**WRITTEN PROBLEM**
Reply with nothing except the number of lines that contain the word "matplotlib".

**PROVIDED RECORDS**

——————————

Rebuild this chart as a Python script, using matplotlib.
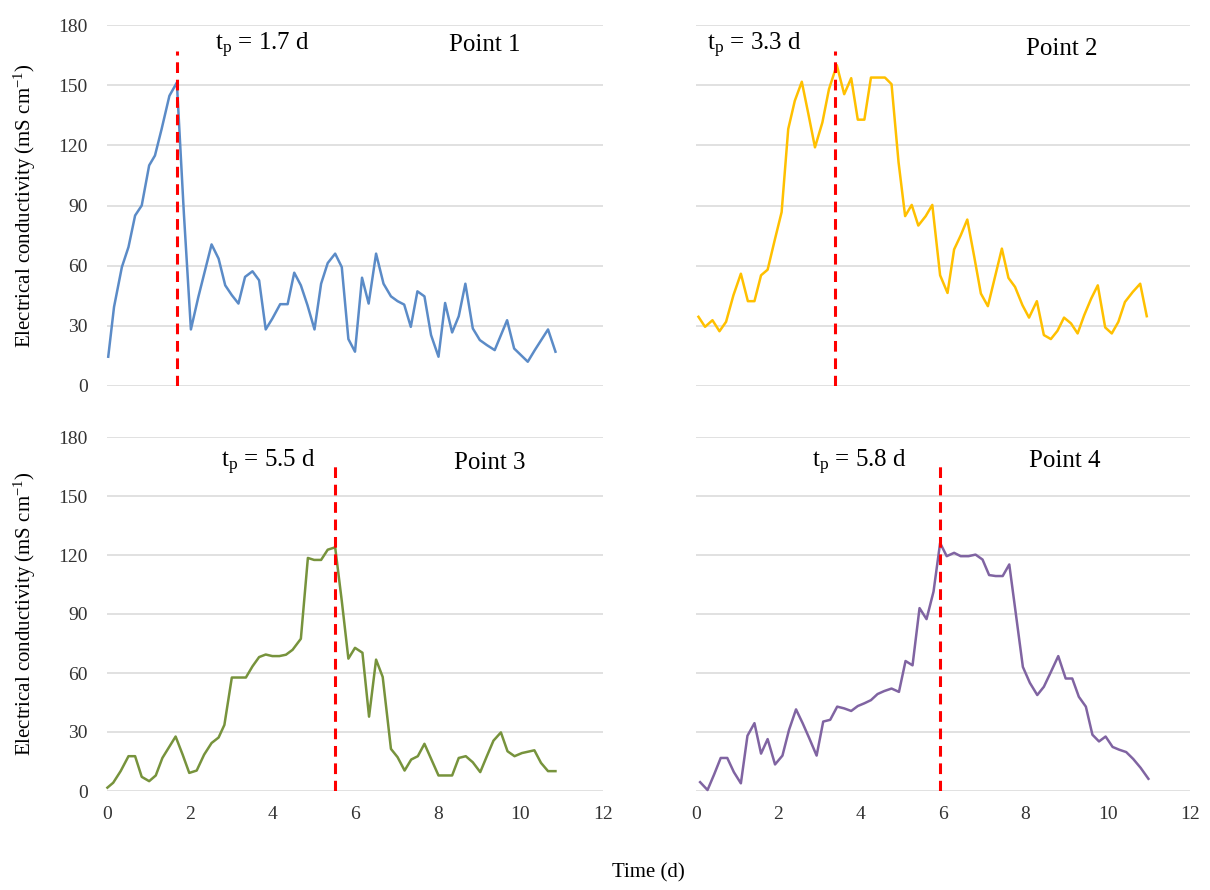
import matplotlib
matplotlib.use("Agg")
import matplotlib.pyplot as plt

plt.rcParams["font.family"] = ["Liberation Serif", "DejaVu Serif"]
plt.rcParams["mathtext.fontset"] = "custom"
plt.rcParams["mathtext.rm"] = "Liberation Serif"
plt.rcParams["mathtext.it"] = "Liberation Serif:italic"

# Point 1
t1 = [0.03, 0.17, 0.36, 0.52, 0.68, 0.84, 1.02, 1.16, 1.32, 1.51, 1.69, 1.86, 2.03, 2.21,
      2.53, 2.70, 2.86, 3.02, 3.18, 3.34, 3.52, 3.68, 3.84, 4.00, 4.19, 4.37, 4.53, 4.69,
      4.85, 5.02, 5.18, 5.34, 5.52, 5.68, 5.84, 6.00, 6.17, 6.33, 6.51, 6.69, 6.87, 7.03,
      7.19, 7.35, 7.51, 7.68, 7.84, 8.02, 8.18, 8.35, 8.51, 8.67, 8.85, 9.02, 9.19, 9.38,
      9.68, 9.85, 10.18, 10.35, 10.67, 10.85]
ec1 = [14.6, 39.4, 59.3, 69.3, 85, 90, 110, 114.9, 128, 144.7, 151.3, 86, 28.2, 44.4,
       70.6, 63.5, 50.2, 45.3, 41.1, 54.4, 57.2, 52.7, 28.2, 33.6, 40.8, 40.8, 56.5, 50.2,
       40.3, 28.2, 51, 61.3, 66, 59.3, 23.4, 17.1, 54, 41.1, 66, 51, 44.7, 42.3,
       40.6, 29.5, 47.2, 44.7, 25.4, 14.6, 41.4, 26.7, 34.8, 51, 28.7, 22.9, 20.4, 17.9,
       32.8, 18.7, 12.1, 17.9, 28.2, 17.1]

# Point 2
t2 = [0.06, 0.22, 0.40, 0.57, 0.73, 0.91, 1.09, 1.26, 1.42, 1.58, 1.74, 1.92, 2.08, 2.24,
      2.40, 2.57, 2.73, 2.89, 3.07, 3.23, 3.42, 3.60, 3.77, 3.93, 4.09, 4.25, 4.59, 4.75,
      4.92, 5.08, 5.24, 5.40, 5.58, 5.74, 5.93, 6.11, 6.27, 6.43, 6.59, 6.76, 6.92, 7.09,
      7.43, 7.59, 7.75, 7.93, 8.09, 8.28, 8.45, 8.62, 8.78, 8.94, 9.11, 9.27, 9.43, 9.60,
      9.76, 9.94, 10.10, 10.26, 10.42, 10.61, 10.79, 10.95]
ec2 = [34.5, 29.5, 32.8, 27.3, 32, 45.3, 56, 42.3, 42.3, 55.2, 58, 73.4, 86.7, 128.1,
       142.2, 151.7, 135.6, 119, 131.4, 148, 160, 145.5, 153.5, 132.8, 132.8, 153.8, 153.8, 150.5,
       111.6, 84.7, 90.3, 80, 84.7, 90.3, 55.2, 46.4, 68.1, 75.1, 83, 64.3, 46.1, 39.8,
       68.5, 53.9, 49.4, 40.3, 34.1, 42.3, 25.4, 23.4, 27.5, 34.1, 31.2, 26.2, 35.3, 43.6,
       50.2, 29.2, 26.2, 32, 41.9, 46.9, 51, 34.8]

# Point 3
t3 = [0.01, 0.15, 0.33, 0.52, 0.68, 0.84, 1.02, 1.18, 1.34, 1.66, 1.83, 1.99, 2.17, 2.35,
      2.53, 2.70, 2.84, 3.02, 3.36, 3.52, 3.68, 3.84, 4.00, 4.17, 4.33, 4.49, 4.69, 4.86,
      5.01, 5.18, 5.34, 5.52, 5.68, 5.84, 6.00, 6.18, 6.34, 6.51, 6.67, 6.87, 7.03, 7.20,
      7.36, 7.52, 7.68, 8.02, 8.35, 8.51, 8.68, 8.85, 9.03, 9.19, 9.35, 9.53, 9.69, 9.86,
      10.04, 10.34, 10.50, 10.67, 10.85]
ec3 = [1.7, 4.2, 10.1, 17.7, 17.7, 7.2, 5.0, 7.9, 16.8, 27.7, 18.5, 9.2, 10.4, 18.5,
       24.4, 27.2, 33.6, 57.7, 57.7, 63.4, 68.1, 69.4, 68.6, 68.6, 69.3, 71.8, 77.4, 118.5,
       117.5, 117.5, 122.7, 123.9, 96.7, 67.3, 72.8, 70.3, 37.8, 66.8, 58, 21.4, 17.2, 10.4,
       16, 17.7, 24, 7.9, 7.9, 16.8, 17.7, 14.6, 9.6, 17.7, 25.6, 29.8, 20.2, 17.7,
       19.3, 20.7, 14.3, 10.1, 10.1]

# Point 4
t4 = [0.10, 0.28, 0.44, 0.60, 0.76, 0.92, 1.09, 1.25, 1.42, 1.58, 1.74, 1.92, 2.10, 2.26,
      2.43, 2.59, 2.75, 2.93, 3.09, 3.26, 3.43, 3.60, 3.77, 3.93, 4.09, 4.25, 4.41, 4.57,
      4.75, 4.93, 5.09, 5.26, 5.43, 5.60, 5.77, 5.93, 6.09, 6.27, 6.43, 6.62, 6.79, 6.96,
      7.12, 7.28, 7.45, 7.61, 7.77, 7.94, 8.11, 8.29, 8.45, 8.62, 8.80, 8.98, 9.14, 9.30,
      9.47, 9.63, 9.79, 9.95, 10.12, 10.28, 10.45, 10.62, 10.80, 10.99]
ec4 = [4.5, 0.5, 8.4, 16.8, 16.8, 9.6, 3.9, 28.1, 34.5, 19, 26.4, 13.5, 18, 31.1,
       41.5, 34.5, 26.9, 18, 35.3, 36.2, 42.9, 42, 40.7, 43.2, 44.6, 46.2, 49.3, 50.8,
       52.1, 50.4, 66.1, 63.9, 93, 87.4, 101.4, 126.1, 119.4, 121.1, 119.4, 119.4, 120.2, 117.7,
       109.8, 109.3, 109.3, 115.2, 90, 63.1, 55, 48.8, 53, 60.5, 68.6, 57.2, 57.2, 47.9,
       42.9, 28.6, 25.2, 27.7, 22.4, 21, 19.8, 16.3, 11.8, 6.2]

tp_labels = ["1.7", "3.3", "5.5", "5.8"]
tp_lines = [1.70, 3.38, 5.52, 5.92]
point_names = ["Point 1", "Point 2", "Point 3", "Point 4"]
colors = ["#5B8BC7", "#FFC000", "#77933C", "#8064A2"]

W, H = 1210, 890
fig = plt.figure(figsize=(W / 100, H / 100), dpi=100)

# axes boxes in pixels: (left, bottom(from top), width, height)
boxes = [(107, 386, 496, 361), (696, 386, 494, 361),
         (107, 791, 496, 354), (696, 791, 494, 354)]
tp_pos = [(3.75, 170), (1.43, 170), (3.9, 167), (3.98, 167)]
pt_pos = [(9.15, 170), (8.89, 168), (9.27, 167), (8.96, 168)]
series = [(t1, ec1), (t2, ec2), (t3, ec3), (t4, ec4)]

for i, (l, b, w, h) in enumerate(boxes):
    ax = fig.add_axes([l / W, (H - b) / H, w / W, h / H])
    ax.set_xlim(0, 12)
    ax.set_ylim(0, 180)
    ax.set_yticks(range(0, 181, 30))
    ax.set_xticks(range(0, 13, 2))
    ax.grid(axis="y", color="#D9D9D9", lw=1.1)
    ax.set_axisbelow(True)
    for s in ax.spines.values():
        s.set_visible(False)
    ax.tick_params(length=0, labelsize=14, labelcolor="#333333")
    ax.tick_params(axis="y", pad=14)
    ax.tick_params(axis="x", pad=11)
    if i % 2 == 1:
        ax.set_yticklabels([])
    if i < 2:
        ax.set_xticklabels([])
    if i % 2 == 0:
        fig.text(25 / W, 1 - (b - h / 2) / H, "Electrical conductivity (mS cm$^{-1}$)",
                 fontsize=15, rotation=90, ha="center", va="center")

    x, y = series[i]
    ax.plot(x, y, color=colors[i], lw=1.8, clip_on=False)
    ax.vlines(tp_lines[i], 0, 167, colors="#FF0000", linestyles=(0, (3.5, 2.2)), lw=2.2, zorder=3)
    ax.text(*tp_pos[i], "t$_{\\rm p}$ = " + tp_labels[i] + " d", fontsize=18, ha="center", va="center")
    ax.text(*pt_pos[i], point_names[i], fontsize=18, ha="center", va="center")

fig.text(648 / W, 1 - 873 / H, "Time (d)", fontsize=15, ha="center", va="center")

fig.savefig("out.png", dpi=100)
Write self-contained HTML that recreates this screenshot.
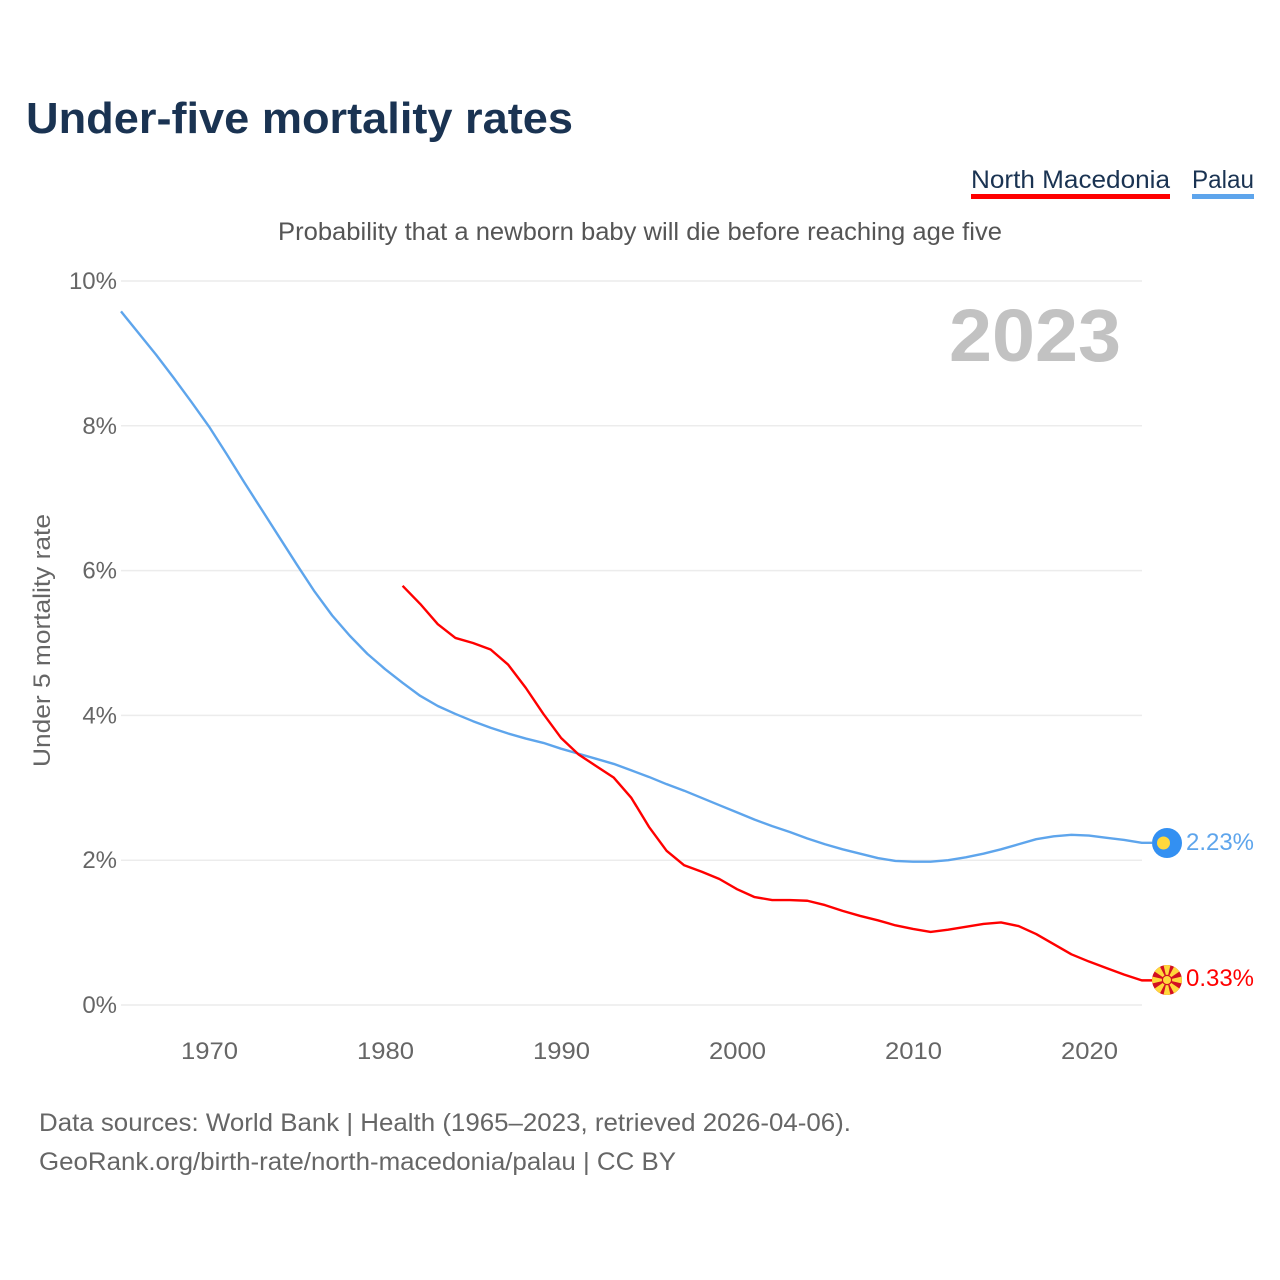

——————————

**OUTPUT**
4